EXERCISE DIRECTIONS » Quote, line for line, the entries from the first through the one containing "const errorData = composition.map((x, i)". Pictures are left out.

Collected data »
######

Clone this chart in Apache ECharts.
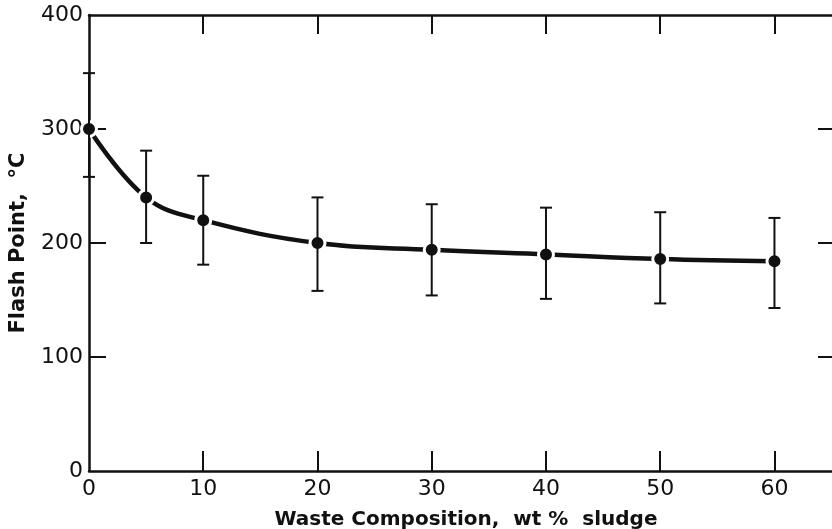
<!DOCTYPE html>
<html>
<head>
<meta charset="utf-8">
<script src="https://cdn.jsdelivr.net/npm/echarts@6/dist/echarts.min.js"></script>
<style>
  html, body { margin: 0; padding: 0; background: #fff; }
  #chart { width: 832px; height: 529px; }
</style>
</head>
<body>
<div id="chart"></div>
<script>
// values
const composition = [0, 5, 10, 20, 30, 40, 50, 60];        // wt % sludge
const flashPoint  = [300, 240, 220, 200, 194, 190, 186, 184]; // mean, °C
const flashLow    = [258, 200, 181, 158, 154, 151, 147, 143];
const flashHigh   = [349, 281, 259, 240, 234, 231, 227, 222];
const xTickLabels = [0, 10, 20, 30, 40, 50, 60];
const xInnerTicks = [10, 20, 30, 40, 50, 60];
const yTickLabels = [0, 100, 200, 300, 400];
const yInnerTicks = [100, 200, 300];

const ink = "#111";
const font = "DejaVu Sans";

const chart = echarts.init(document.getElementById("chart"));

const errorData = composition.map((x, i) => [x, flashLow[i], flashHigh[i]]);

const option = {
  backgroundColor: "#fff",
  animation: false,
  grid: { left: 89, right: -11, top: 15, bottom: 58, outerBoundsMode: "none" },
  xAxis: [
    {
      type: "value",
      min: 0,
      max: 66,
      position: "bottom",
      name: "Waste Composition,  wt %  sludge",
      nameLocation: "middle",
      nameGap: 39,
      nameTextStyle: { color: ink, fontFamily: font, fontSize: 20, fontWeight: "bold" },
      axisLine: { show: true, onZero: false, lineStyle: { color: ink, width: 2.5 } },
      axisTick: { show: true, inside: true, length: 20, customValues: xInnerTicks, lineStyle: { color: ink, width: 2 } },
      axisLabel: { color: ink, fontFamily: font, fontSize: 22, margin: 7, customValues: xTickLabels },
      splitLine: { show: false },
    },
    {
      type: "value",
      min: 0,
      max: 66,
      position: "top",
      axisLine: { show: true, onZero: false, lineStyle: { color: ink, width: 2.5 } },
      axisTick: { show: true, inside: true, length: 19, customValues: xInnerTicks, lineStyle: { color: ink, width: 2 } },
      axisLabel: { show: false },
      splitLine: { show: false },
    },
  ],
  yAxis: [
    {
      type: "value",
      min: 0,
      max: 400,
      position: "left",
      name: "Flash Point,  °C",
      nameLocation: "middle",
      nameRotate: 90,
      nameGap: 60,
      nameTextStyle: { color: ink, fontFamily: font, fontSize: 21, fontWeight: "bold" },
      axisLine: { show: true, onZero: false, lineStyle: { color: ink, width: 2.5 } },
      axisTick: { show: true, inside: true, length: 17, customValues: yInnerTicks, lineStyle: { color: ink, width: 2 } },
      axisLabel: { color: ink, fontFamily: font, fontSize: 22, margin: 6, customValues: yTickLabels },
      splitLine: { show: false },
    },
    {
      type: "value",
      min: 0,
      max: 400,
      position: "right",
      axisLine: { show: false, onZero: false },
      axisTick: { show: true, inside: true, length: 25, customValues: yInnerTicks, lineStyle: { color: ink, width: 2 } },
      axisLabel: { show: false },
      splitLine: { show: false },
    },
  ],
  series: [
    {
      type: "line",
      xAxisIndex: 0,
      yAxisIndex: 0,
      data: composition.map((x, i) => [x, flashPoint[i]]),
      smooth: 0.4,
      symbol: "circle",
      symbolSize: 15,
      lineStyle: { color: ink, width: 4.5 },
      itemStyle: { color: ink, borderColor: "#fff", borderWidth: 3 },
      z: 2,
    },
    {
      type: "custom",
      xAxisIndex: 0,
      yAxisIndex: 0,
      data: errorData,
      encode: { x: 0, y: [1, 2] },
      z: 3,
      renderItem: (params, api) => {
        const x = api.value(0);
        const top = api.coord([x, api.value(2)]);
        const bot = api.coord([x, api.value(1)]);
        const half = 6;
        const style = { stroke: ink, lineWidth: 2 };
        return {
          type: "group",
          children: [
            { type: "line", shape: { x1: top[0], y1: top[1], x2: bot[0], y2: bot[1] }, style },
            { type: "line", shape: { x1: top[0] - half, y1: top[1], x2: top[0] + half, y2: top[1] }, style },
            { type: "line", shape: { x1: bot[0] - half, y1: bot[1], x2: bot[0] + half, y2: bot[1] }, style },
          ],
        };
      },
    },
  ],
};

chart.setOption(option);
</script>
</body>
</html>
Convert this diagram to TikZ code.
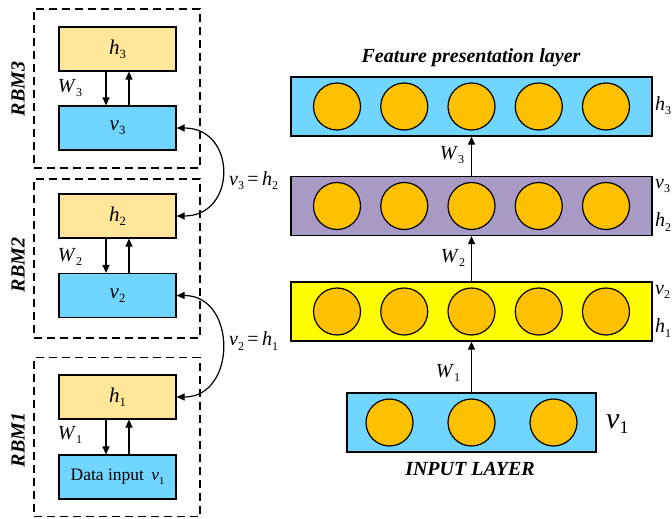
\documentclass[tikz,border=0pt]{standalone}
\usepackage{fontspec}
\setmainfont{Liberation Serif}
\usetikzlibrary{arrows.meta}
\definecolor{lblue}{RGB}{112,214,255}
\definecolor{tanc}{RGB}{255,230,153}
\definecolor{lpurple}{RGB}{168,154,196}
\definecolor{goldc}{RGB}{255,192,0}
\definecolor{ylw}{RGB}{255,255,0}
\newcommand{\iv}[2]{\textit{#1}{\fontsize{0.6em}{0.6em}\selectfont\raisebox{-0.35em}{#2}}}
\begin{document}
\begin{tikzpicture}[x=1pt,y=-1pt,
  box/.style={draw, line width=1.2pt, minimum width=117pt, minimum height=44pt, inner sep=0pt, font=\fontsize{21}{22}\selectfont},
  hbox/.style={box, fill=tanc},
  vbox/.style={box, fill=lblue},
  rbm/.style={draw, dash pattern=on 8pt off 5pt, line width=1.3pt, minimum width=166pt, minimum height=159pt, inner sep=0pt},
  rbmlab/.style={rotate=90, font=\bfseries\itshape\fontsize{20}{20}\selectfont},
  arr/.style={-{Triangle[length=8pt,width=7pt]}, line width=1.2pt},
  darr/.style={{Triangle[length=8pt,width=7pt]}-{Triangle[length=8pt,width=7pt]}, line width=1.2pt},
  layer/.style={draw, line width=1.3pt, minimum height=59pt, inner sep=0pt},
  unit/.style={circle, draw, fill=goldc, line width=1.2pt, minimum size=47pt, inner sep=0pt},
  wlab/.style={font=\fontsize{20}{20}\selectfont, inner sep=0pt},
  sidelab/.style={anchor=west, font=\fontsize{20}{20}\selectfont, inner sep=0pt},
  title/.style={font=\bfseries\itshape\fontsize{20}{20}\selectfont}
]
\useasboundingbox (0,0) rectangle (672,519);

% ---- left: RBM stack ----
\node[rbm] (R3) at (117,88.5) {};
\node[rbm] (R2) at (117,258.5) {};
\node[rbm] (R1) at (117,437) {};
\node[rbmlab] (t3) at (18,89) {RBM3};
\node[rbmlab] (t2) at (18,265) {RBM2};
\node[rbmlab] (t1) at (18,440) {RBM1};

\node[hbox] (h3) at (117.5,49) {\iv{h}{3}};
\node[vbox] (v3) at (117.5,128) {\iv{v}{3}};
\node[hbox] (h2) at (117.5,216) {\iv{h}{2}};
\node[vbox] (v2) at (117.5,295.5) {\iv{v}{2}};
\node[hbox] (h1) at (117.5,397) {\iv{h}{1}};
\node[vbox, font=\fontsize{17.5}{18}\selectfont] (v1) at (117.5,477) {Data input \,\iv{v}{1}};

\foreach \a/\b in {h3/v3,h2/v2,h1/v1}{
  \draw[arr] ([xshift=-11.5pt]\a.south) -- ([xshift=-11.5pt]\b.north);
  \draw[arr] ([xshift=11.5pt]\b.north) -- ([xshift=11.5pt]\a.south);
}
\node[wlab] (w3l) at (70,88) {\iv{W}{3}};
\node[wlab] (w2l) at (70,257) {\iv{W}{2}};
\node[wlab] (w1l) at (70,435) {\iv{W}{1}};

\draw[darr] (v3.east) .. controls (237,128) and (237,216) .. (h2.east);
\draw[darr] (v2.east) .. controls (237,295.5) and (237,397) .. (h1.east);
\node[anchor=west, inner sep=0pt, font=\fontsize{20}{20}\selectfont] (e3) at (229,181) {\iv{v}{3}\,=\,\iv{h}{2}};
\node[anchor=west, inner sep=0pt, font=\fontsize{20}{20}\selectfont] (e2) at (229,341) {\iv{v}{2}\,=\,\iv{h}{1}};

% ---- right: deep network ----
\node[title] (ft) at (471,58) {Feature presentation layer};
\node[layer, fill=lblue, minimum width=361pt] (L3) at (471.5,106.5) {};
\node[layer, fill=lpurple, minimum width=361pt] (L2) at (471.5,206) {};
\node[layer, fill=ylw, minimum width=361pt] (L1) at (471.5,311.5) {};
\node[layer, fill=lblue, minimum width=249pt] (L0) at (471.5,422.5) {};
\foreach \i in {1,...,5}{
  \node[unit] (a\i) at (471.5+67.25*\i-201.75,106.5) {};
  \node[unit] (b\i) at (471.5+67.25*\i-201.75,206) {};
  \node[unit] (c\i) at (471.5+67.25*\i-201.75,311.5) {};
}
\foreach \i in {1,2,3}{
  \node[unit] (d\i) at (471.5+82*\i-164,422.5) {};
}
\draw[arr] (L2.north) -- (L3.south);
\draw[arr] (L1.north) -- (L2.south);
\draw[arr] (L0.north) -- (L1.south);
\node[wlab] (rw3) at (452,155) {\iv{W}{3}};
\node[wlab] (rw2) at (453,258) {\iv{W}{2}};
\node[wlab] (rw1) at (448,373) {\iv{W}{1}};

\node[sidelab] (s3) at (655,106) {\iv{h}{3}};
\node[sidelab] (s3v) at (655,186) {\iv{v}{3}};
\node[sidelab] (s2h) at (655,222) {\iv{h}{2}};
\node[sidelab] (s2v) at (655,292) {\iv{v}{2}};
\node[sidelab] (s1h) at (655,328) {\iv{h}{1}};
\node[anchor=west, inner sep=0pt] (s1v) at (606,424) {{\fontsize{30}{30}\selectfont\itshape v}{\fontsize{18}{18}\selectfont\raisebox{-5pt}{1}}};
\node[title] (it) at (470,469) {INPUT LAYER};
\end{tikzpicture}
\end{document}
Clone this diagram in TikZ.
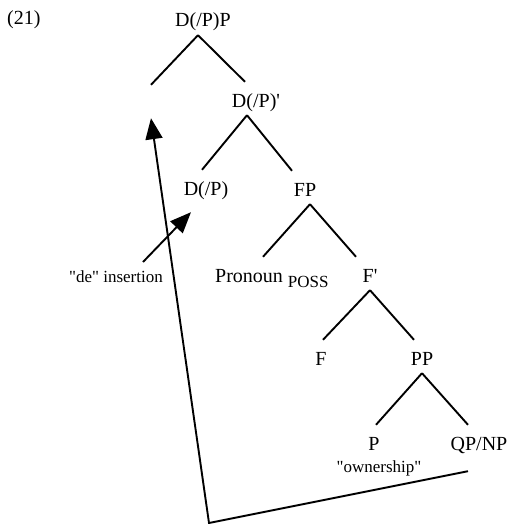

######

ANSWER TO THIS PROBLEM »
Clone this chart in Apache ECharts.
<!DOCTYPE html>
<html>
<head>
<meta charset="utf-8">
<script src="https://cdn.jsdelivr.net/npm/echarts@6/dist/echarts.min.js"></script>
<style>
  html, body { margin: 0; padding: 0; background: #fff; }
  #chart { width: 832px; height: 529px; }
</style>
</head>
<body>
<div id="chart"></div>
<script>
// values
const composition = [0, 5, 10, 20, 30, 40, 50, 60];        // wt % sludge
const flashPoint  = [300, 240, 220, 200, 194, 190, 186, 184]; // mean, °C
const flashLow    = [258, 200, 181, 158, 154, 151, 147, 143];
const flashHigh   = [349, 281, 259, 240, 234, 231, 227, 222];
const xTickLabels = [0, 10, 20, 30, 40, 50, 60];
const xInnerTicks = [10, 20, 30, 40, 50, 60];
const yTickLabels = [0, 100, 200, 300, 400];
const yInnerTicks = [100, 200, 300];

const ink = "#111";
const font = "DejaVu Sans";

const chart = echarts.init(document.getElementById("chart"));

const errorData = composition.map((x, i) => [x, flashLow[i], flashHigh[i]]);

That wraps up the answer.